IN SEPTEMBER, Elspeth won her fight and spent half her time at the surgery frantically cramming. Laurence couldn’t help much with the maths, but he gladly tutored her in the rest.

“I will repay you,” she said fiercely.

He thought nothing of it until he was roused from his meticulous and difficult record keeping by the blare of a familiar car horn. He made his way outside to see Althea parked across the road outside, her car overflowing with excited women—Millie, Elspeth, and Elspeth’s sister Jeannie, whom Laurence found slightly terrifying. Jeannie’s bike was tied precariously to the roof of the car, and Jeannie herself struggled out with an enormous case in her arms.

“Found them on the way up from the station,” Althea informed him. “Trying to bring you that on the back of the bike. Only right to offer a lift.”

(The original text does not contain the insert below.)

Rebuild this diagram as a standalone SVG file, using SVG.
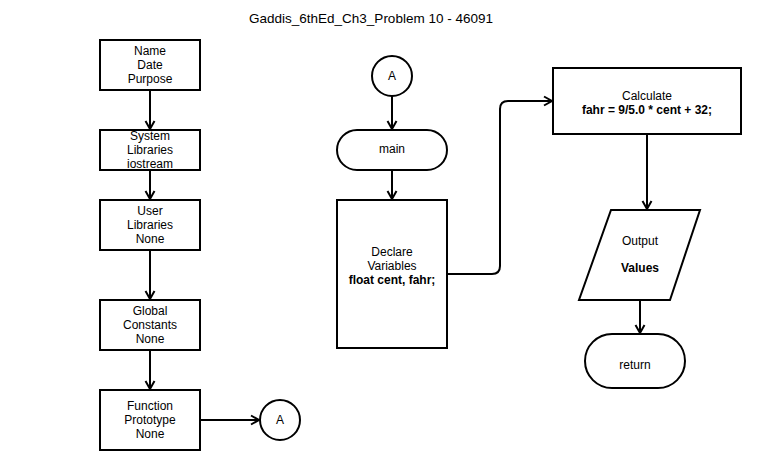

“Tell him what it is!” Elspeth shrieked, diving out of the back seat to dance around her sister. “Tell him what we got him!”

Dr. Nash had been drawn out of his afternoon nap now, and the neighbors’ curtains were twitching.

Jeannie grinned and proffered the case in his direction. “Bank was chucking them out, and I remembered Elf saying you could do with one. Better off with you than down the dump.”

“Open it! Open it!” Elspeth cried.

Laurence, very aware of his audience, sat down on the step to undo the clasps of the case. Inside was a machine, slightly bigger than a typewriter but with purely numerical keys. “What is it?”

“It’s a calculator!” Elspeth informed him.

“You’re a calculator,” Laurence pointed out.

She rolled her eyes. “This one won’t snaffle your shortbread.”

Laurence glared up at her. “That was you?”